The answer, "Off Keck Road," is a curious book. By turning to the novella, Simpson would seem to be trying to avoid some of the structural issues that she never quite masters in her previous books. By size and intent, a novella circumscribes. It is a tricky form, one written with assurance by James and Wharton and later by Nina Berberova, Saul Bellow and Jane Smiley, each of whom, though in different ways, narrowed his or her material by theme, plot, characters or span of time, producing the sense of heightened atmosphere commonly associated with the short story while crossing it with some of the novel's looser, more relaxed unfolding of events.

In "Off Keck Road," Simpson follows the lives of three Green Bay women, Bea, June and Shelley, picking them up in the late 1950s and leaving them off again in the mid-'80s. As this is a great deal of time to encompass in 168 pages, it's not surprising to find that Simpson narrows her canvas in other ways: in the events that take place in her characters' lives or, rather, in the way these events are perceived and experienced by them; in their relationships, both with one another and with their other friends and family; and in the detailing of their interior selves, which Simpson skims across more often than she penetrates or effectively distills.

Simpson has set herself a difficult challenge with this book: to render engaging the predicaments of three women whose lives are largely conducted within severe limitations of ambition, passion and human connection and whose emotions range in tone from beige to gray. Such a palette, even when deliberately reduced, is certainly capable of becoming sharply, indeed powerfully, colored; think, for instance, of the women in Alice Munro's short stories, the aunts, the nurses, the companions, the cousins who, while similarly spinsters (Simpson's June marries, but we learn little of the union), are drawn with a kind of insight and compassion that remind the reader that every human life, when sensitively and probingly assessed, contains an infinity of meaning.

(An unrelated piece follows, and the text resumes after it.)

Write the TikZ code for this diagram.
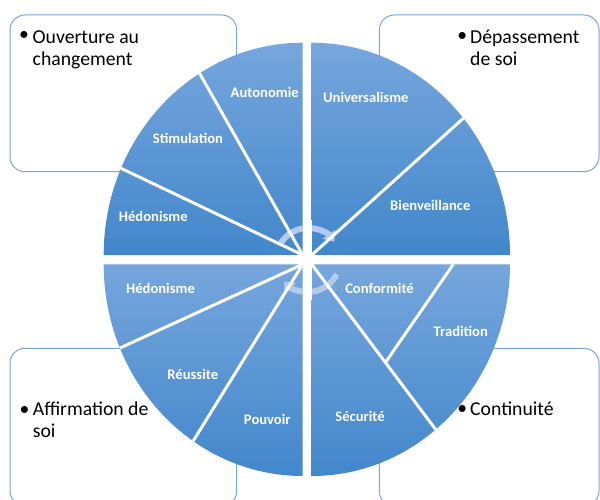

What Simpson does best in "Off Keck Road" is convey the constrictions that certain women in certain places have lived with during certain times in the 20th century, most particularly after World War II when, in middle-class American life, women seemed to have fewer options and narrower paths. Though Simpson's women here are ostensibly the women who have not been successful in creating families of their own, she never romanticizes marriage; in "Off Keck Road" all romantic connection is flawed, all friendship muted and almost all extra-familial exchange ultimately a disappointment. The most nuanced bonds her characters form are between daughters and mothers, such as Bea and Hazel Maxwell, or--most touchingly--between a granddaughter, Shelley, and her "grammy," whom she loves "the way you love only one person, the person who had put your life over anything else."